GIVEN REQUEST: From the entries below, reproduce exactly the lines from the one with "Clone this chart in matplotlib." through the one with "solid_joinstyle='round', label='Total Area", both included, without images.

LISTING:
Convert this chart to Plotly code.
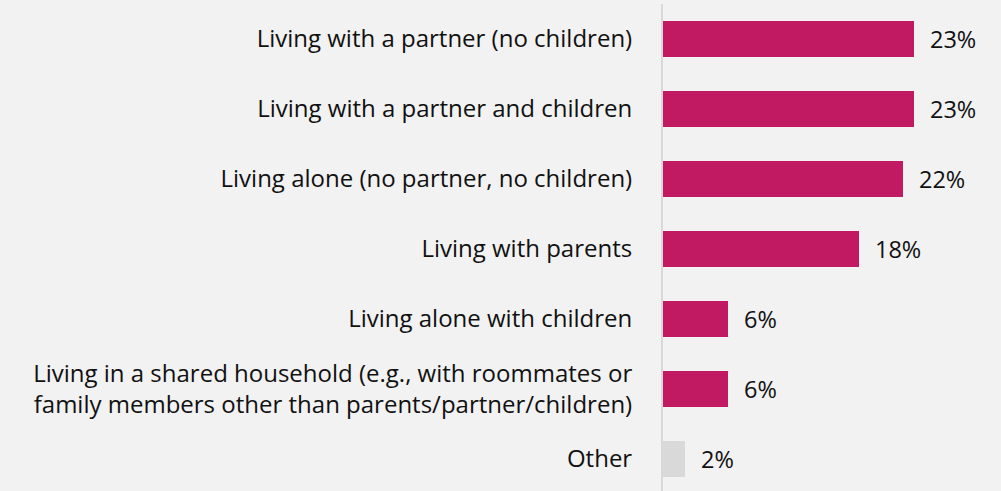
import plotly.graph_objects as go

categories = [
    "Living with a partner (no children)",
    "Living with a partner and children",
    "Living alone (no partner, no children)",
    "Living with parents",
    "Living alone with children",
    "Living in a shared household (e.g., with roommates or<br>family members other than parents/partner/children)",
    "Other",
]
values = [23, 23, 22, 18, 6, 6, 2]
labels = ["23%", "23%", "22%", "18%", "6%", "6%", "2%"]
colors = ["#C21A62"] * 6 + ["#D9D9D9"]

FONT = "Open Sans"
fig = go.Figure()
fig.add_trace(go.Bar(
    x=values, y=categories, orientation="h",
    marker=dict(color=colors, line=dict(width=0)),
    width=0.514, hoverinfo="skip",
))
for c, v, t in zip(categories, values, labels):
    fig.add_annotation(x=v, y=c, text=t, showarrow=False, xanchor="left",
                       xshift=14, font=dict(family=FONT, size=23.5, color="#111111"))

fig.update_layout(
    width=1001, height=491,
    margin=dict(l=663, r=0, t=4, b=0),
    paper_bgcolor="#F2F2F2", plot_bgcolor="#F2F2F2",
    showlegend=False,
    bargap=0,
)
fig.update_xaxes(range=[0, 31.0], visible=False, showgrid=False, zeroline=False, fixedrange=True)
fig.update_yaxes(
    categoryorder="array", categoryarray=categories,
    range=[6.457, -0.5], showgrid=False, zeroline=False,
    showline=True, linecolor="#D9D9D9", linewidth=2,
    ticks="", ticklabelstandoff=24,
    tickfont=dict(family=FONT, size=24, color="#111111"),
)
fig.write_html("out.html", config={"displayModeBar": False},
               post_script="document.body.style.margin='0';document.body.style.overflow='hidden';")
---
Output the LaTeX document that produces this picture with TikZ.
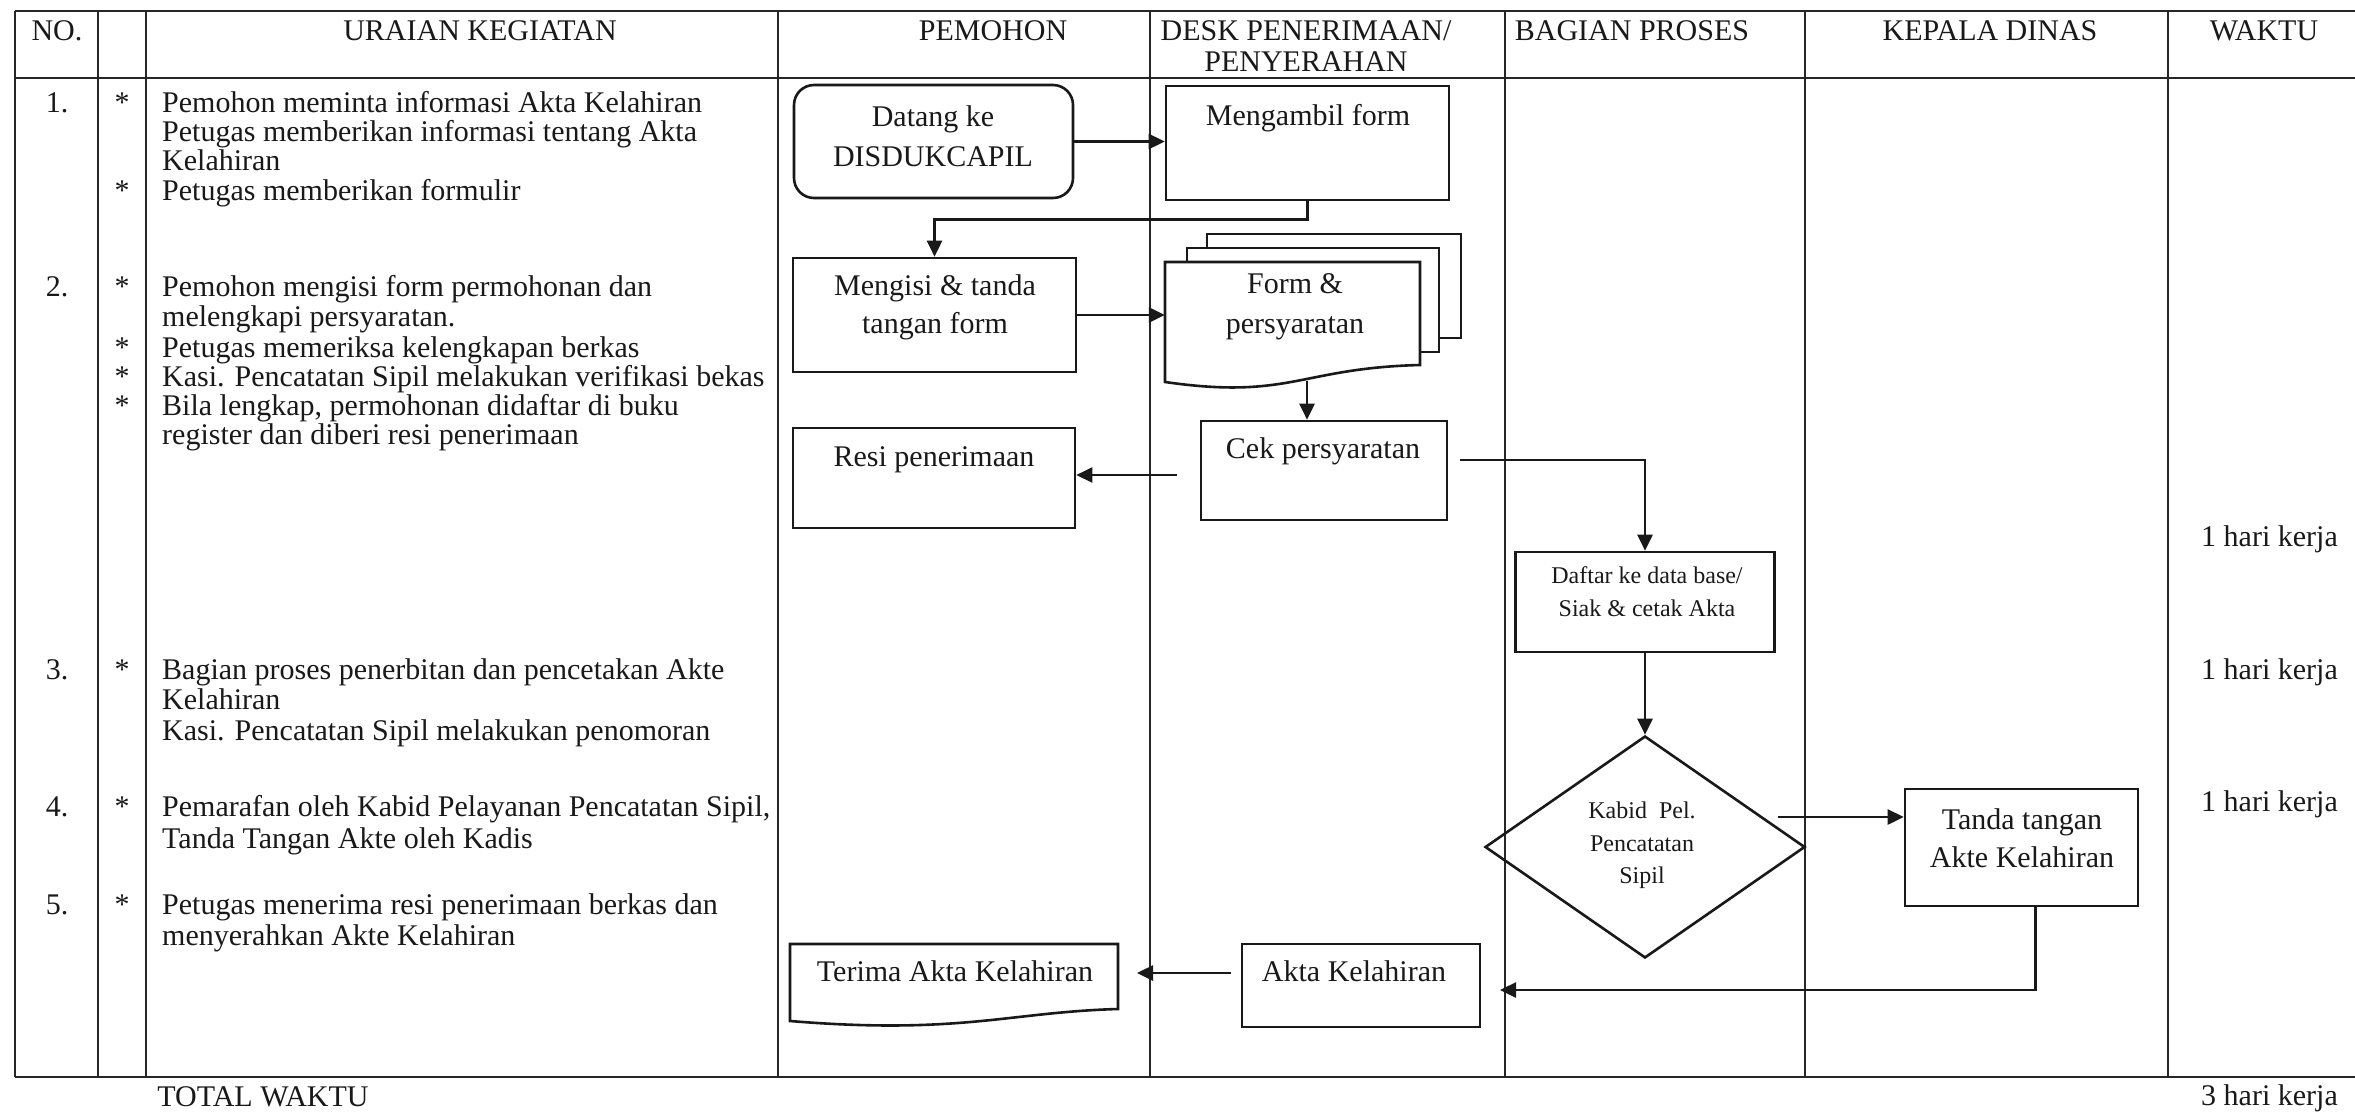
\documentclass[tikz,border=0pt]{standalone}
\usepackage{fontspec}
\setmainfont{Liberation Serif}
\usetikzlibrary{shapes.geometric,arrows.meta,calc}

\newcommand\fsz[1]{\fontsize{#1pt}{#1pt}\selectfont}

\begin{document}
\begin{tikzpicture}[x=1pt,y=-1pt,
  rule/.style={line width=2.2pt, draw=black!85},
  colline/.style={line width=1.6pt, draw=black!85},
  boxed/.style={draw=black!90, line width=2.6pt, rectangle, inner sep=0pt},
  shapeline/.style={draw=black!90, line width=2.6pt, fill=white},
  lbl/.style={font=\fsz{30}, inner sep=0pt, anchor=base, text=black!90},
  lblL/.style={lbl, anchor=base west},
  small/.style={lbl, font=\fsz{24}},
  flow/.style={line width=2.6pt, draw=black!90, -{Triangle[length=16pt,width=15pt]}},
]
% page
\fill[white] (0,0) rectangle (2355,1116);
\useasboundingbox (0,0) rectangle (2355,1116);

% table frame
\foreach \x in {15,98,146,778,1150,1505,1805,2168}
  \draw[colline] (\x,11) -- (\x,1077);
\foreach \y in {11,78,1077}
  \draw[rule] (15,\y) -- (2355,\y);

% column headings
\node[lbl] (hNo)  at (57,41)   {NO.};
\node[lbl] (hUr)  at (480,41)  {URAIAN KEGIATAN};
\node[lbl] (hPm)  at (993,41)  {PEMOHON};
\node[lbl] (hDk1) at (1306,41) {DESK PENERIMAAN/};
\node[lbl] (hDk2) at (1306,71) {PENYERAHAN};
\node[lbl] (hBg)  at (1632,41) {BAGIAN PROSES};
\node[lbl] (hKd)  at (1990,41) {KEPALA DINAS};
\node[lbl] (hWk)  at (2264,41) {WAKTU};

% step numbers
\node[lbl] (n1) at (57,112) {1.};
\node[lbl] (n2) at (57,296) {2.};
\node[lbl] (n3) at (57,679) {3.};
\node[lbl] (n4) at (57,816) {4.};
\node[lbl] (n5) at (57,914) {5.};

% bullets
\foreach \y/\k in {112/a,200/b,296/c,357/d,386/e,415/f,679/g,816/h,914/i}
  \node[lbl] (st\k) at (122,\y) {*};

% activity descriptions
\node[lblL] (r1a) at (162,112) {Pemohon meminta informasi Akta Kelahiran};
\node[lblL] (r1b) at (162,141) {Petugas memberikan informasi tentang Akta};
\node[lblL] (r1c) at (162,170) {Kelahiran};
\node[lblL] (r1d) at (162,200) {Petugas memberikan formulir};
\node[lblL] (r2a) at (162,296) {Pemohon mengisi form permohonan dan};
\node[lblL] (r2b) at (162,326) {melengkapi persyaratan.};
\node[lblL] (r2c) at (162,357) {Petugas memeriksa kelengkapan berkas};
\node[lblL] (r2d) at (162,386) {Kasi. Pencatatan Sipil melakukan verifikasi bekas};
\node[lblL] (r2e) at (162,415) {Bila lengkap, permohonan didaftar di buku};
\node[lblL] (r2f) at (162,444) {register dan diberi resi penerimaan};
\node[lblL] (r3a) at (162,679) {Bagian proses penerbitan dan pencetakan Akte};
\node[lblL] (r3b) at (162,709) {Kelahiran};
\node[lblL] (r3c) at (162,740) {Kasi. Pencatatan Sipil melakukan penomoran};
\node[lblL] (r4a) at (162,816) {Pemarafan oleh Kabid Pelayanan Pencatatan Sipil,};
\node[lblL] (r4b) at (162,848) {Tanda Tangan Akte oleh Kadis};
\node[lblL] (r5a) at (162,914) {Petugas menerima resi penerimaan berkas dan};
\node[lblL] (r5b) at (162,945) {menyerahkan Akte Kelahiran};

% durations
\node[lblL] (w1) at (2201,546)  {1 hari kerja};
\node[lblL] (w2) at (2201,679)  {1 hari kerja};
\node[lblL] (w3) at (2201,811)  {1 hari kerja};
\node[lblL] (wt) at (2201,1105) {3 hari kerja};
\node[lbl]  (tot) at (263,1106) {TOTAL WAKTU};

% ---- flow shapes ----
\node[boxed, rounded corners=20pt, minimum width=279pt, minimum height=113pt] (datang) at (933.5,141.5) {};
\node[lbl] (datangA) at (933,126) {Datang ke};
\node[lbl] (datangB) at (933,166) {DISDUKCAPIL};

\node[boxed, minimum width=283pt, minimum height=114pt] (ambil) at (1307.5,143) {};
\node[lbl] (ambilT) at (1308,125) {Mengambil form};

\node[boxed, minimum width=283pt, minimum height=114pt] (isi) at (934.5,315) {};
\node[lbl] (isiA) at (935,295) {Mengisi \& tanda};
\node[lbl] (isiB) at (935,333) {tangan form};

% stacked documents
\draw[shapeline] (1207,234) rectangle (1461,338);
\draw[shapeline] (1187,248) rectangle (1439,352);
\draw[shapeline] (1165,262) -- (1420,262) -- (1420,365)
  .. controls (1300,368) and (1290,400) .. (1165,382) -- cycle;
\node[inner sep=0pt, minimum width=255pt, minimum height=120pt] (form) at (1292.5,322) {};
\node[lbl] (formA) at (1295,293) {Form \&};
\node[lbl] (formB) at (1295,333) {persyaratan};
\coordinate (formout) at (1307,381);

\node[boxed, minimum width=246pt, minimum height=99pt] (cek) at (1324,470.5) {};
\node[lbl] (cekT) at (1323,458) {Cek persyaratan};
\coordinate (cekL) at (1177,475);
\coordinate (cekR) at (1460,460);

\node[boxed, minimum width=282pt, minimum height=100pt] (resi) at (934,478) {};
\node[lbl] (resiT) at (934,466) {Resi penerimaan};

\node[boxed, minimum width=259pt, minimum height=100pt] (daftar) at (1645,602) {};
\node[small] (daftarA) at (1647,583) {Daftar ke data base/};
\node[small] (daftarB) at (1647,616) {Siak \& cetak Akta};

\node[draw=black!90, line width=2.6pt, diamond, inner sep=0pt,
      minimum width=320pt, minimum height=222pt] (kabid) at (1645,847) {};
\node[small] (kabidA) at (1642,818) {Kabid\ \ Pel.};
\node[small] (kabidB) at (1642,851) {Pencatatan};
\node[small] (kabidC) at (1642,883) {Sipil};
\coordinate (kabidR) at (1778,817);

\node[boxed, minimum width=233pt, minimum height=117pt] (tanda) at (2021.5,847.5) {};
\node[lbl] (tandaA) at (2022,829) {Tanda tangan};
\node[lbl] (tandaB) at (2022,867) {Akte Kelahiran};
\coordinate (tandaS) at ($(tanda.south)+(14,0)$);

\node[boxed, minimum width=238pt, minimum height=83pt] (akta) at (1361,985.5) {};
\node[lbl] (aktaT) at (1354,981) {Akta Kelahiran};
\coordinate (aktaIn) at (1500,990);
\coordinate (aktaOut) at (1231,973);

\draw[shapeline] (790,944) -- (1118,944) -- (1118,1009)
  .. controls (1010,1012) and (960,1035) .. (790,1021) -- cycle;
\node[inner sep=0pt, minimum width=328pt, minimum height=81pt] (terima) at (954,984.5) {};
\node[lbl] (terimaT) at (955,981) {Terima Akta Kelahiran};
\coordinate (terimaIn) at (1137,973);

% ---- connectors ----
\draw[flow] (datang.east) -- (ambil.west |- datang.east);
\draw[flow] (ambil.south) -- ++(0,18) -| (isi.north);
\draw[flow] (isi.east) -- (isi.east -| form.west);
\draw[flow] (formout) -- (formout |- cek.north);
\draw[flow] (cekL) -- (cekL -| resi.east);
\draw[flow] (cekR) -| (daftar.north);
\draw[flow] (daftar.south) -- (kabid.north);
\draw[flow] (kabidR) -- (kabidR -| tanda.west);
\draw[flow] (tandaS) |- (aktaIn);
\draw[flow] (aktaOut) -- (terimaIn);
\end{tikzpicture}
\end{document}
* * *
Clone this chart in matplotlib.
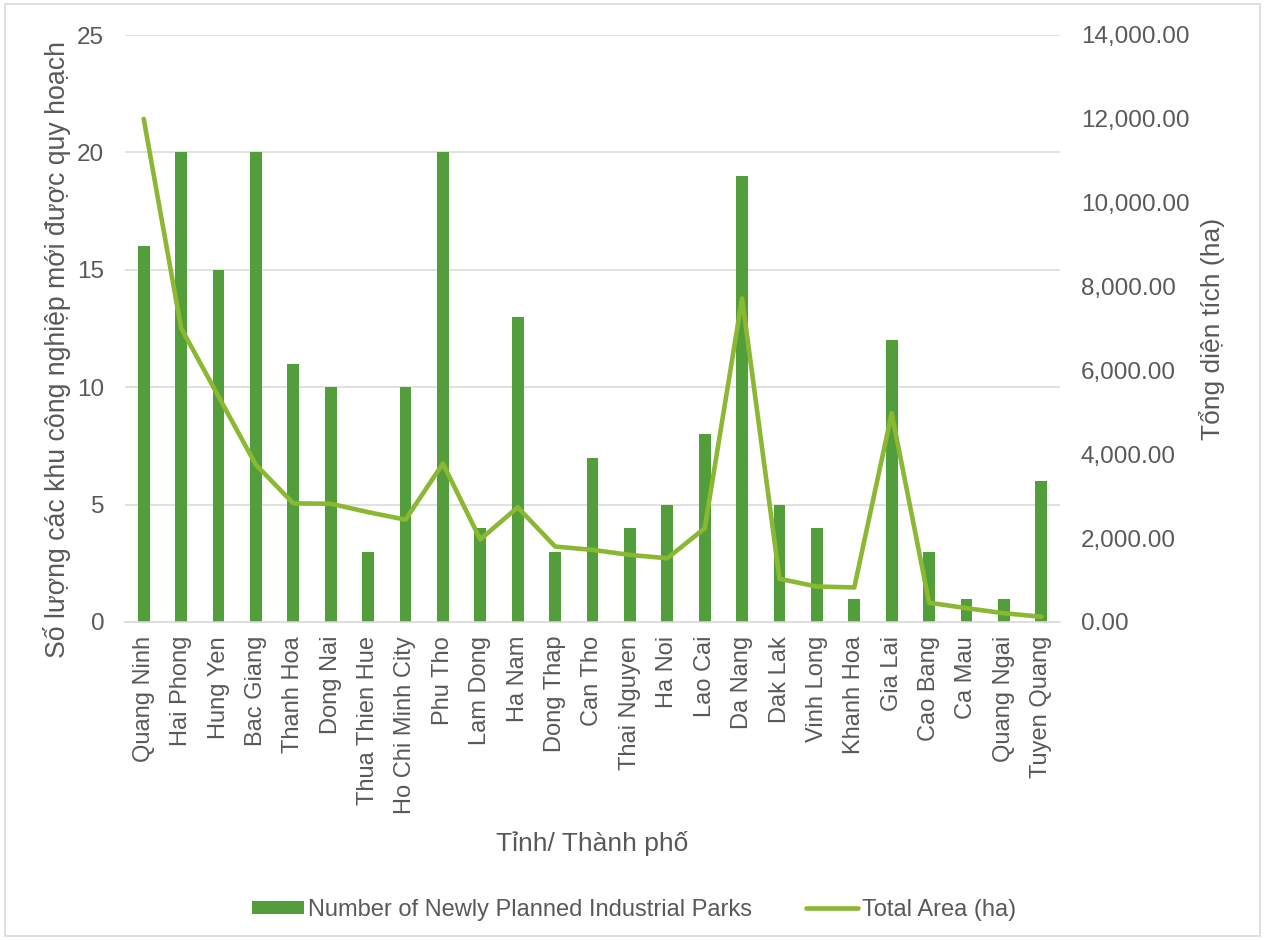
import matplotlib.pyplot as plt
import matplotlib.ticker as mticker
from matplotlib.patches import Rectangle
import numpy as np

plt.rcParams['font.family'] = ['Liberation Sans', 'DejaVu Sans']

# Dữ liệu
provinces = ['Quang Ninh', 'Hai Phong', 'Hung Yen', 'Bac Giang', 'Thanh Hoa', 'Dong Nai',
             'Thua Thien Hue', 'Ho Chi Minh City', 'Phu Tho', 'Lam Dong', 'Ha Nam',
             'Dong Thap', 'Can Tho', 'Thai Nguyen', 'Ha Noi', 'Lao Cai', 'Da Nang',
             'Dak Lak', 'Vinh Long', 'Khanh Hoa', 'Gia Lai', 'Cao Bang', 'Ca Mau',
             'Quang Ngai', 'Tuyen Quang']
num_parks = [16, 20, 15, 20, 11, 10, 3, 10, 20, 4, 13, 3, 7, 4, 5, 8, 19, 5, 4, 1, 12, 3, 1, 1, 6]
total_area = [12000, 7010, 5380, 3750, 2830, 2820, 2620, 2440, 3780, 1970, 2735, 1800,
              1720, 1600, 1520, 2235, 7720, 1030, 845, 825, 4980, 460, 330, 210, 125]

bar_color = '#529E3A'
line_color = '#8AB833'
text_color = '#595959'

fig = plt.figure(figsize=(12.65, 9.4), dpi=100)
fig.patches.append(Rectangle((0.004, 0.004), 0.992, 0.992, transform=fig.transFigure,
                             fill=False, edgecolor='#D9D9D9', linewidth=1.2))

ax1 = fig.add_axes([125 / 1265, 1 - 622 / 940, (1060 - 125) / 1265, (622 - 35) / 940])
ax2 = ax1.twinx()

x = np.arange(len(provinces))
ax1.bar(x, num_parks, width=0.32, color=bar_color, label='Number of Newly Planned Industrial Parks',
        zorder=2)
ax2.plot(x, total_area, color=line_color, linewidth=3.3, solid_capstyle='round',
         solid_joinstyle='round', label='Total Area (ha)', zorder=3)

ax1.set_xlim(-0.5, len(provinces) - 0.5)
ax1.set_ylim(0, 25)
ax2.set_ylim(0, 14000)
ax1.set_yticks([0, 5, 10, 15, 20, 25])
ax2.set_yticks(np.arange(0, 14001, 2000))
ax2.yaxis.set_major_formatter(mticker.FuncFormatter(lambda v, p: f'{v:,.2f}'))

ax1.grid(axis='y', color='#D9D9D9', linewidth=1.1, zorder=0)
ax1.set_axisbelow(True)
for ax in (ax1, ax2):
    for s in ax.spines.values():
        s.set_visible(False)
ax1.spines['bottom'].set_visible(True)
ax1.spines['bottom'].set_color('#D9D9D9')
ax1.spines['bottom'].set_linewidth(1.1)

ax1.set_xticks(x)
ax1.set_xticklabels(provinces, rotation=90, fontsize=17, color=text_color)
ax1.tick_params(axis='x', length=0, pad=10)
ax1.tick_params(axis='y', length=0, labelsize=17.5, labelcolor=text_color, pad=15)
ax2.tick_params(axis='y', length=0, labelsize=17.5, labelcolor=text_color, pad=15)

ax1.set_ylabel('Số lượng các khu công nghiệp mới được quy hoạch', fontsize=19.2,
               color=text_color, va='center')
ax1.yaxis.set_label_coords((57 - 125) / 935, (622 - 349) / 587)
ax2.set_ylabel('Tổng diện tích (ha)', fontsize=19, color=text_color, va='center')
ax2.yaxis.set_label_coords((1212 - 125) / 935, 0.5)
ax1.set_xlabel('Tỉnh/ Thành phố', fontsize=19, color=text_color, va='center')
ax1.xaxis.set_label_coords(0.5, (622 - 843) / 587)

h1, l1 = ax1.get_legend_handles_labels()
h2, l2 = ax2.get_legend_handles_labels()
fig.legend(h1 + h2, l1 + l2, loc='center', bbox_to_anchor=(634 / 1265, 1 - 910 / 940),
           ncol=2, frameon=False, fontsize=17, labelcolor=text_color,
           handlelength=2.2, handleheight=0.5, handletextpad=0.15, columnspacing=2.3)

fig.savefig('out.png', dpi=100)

REPLY:
Clone this chart in matplotlib.
import matplotlib.pyplot as plt
import matplotlib.ticker as mticker
from matplotlib.patches import Rectangle
import numpy as np

plt.rcParams['font.family'] = ['Liberation Sans', 'DejaVu Sans']

# Dữ liệu
provinces = ['Quang Ninh', 'Hai Phong', 'Hung Yen', 'Bac Giang', 'Thanh Hoa', 'Dong Nai',
             'Thua Thien Hue', 'Ho Chi Minh City', 'Phu Tho', 'Lam Dong', 'Ha Nam',
             'Dong Thap', 'Can Tho', 'Thai Nguyen', 'Ha Noi', 'Lao Cai', 'Da Nang',
             'Dak Lak', 'Vinh Long', 'Khanh Hoa', 'Gia Lai', 'Cao Bang', 'Ca Mau',
             'Quang Ngai', 'Tuyen Quang']
num_parks = [16, 20, 15, 20, 11, 10, 3, 10, 20, 4, 13, 3, 7, 4, 5, 8, 19, 5, 4, 1, 12, 3, 1, 1, 6]
total_area = [12000, 7010, 5380, 3750, 2830, 2820, 2620, 2440, 3780, 1970, 2735, 1800,
              1720, 1600, 1520, 2235, 7720, 1030, 845, 825, 4980, 460, 330, 210, 125]

bar_color = '#529E3A'
line_color = '#8AB833'
text_color = '#595959'

fig = plt.figure(figsize=(12.65, 9.4), dpi=100)
fig.patches.append(Rectangle((0.004, 0.004), 0.992, 0.992, transform=fig.transFigure,
                             fill=False, edgecolor='#D9D9D9', linewidth=1.2))

ax1 = fig.add_axes([125 / 1265, 1 - 622 / 940, (1060 - 125) / 1265, (622 - 35) / 940])
ax2 = ax1.twinx()

x = np.arange(len(provinces))
ax1.bar(x, num_parks, width=0.32, color=bar_color, label='Number of Newly Planned Industrial Parks',
        zorder=2)
ax2.plot(x, total_area, color=line_color, linewidth=3.3, solid_capstyle='round',
         solid_joinstyle='round', label='Total Area (ha)', zorder=3)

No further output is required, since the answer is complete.